$100 Laptop / One Laptop Per Child
Free Software hackers, large technology corporations, and Third-World governments co-operating to make computers truly affordable for the vast majority of the world? Jim Gettys gives more details in this blog entry, $100 Laptop / One Laptop Per Child:
There certainly was a lot of publicity last week on the unveiling of the “green machine” OLPC prototype in Tunis last week; google news showed into the hundreds of articles world-wide.
Here is the minimum description of the hardware we expect at the moment. I say minimum, as events and commodity prices may change plans, and delays sometimes mean you get more than the minimum:
- AMD x86 Geode processor, at least GX2 @ 500mhz, but very probably something later, faster and lower power, with the more interesting companion chip (e.g. support for USB 2).
- 128 meg RAM; think cheap, rather than high performance
- minimum of 512 meg flash
- built in 802.11 wireless (probably a Athleros chip, due to its advanced driver), with mesh networking.
- 4 USB ports
- keyboard and large touchpad, which can be put on the back of the display, so you might use it as an e-book
- display (more below; it is novel, and the most likely component to cause delays and interesting consequences to open source software)
- crank generator & batteries; you get to work for your computing
What it doesn’t have:
- fans or heat sinks (saving power, cost and weight)
- disk drive (they are fragile, expensive, and unreliable, and eat power)
- any I/O expandability other than USB
- any hardware/flash expandability
What does this mean to you, an open source developer?
- With luck, a huge new audience for your software all over the world; maybe of order 100,000,000 in ‘07, if everything goes really well (there are about 1 billion school-age kids on the planet, and others want the same kind of hardware for more commercial use). Governments want to buy these by the shiploads. Their motivation is obvious: distributing conventional books is expensive, and all you get is a book. A computer at the $100 price point, if it can last 4-5 years, can be justified on that ground alone, much less the other uses of computers, such as the web, VOIP, email, IM, etc.

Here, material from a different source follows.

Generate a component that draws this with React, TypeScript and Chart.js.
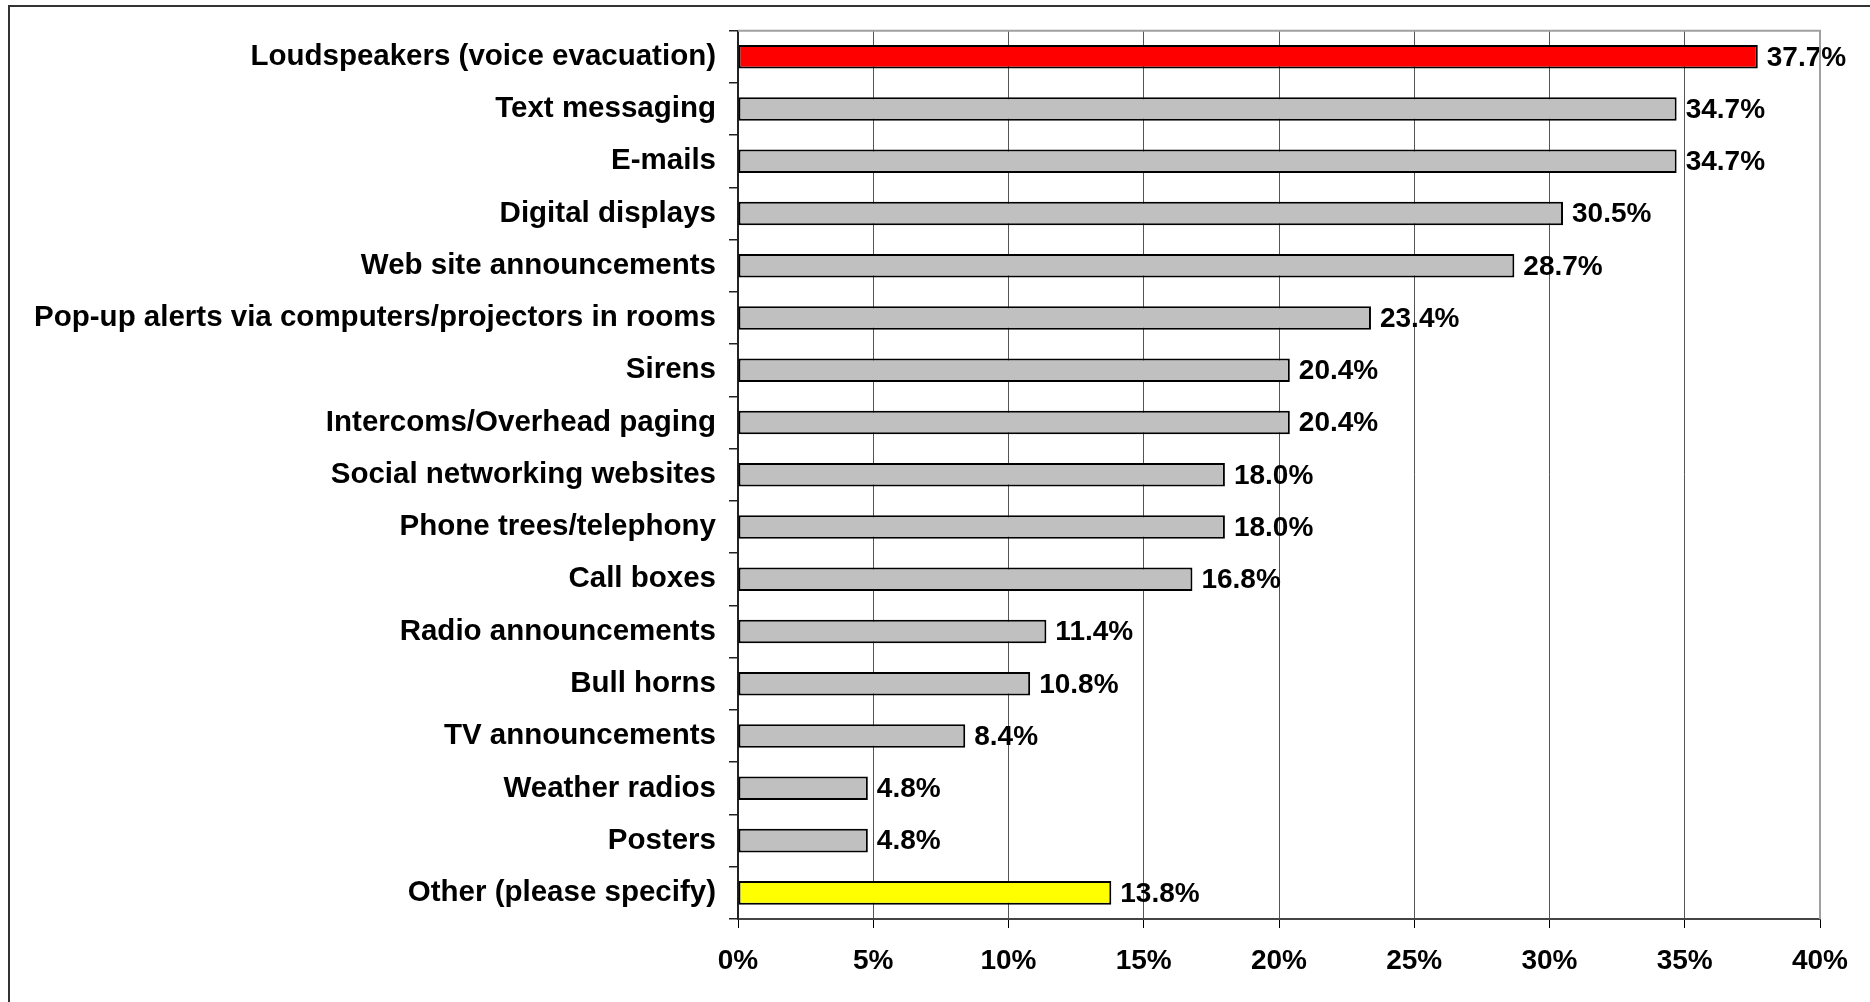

- Doing stupid things in your programs can make it hard to put the processor to sleep or use more power than need be. In the case of this machine, this translates to real work to do (think cranking).
Read the whole thing, especially if you are interested in the technical details. If this can be pulled off, I think it has the potential be as disruptive as the original PC introduction. (Whether you think that’s a good or a bad thing is, of course, a separate issue.)
In case you’ve never heard of Jim Gettys, he’s one of the original architects of the X Window System from M.I.T. (this is the basis for the GUI for nearly every Unix or Linux system in existance), and has a resume that makes me wonder what I’ve been doing with my career and life.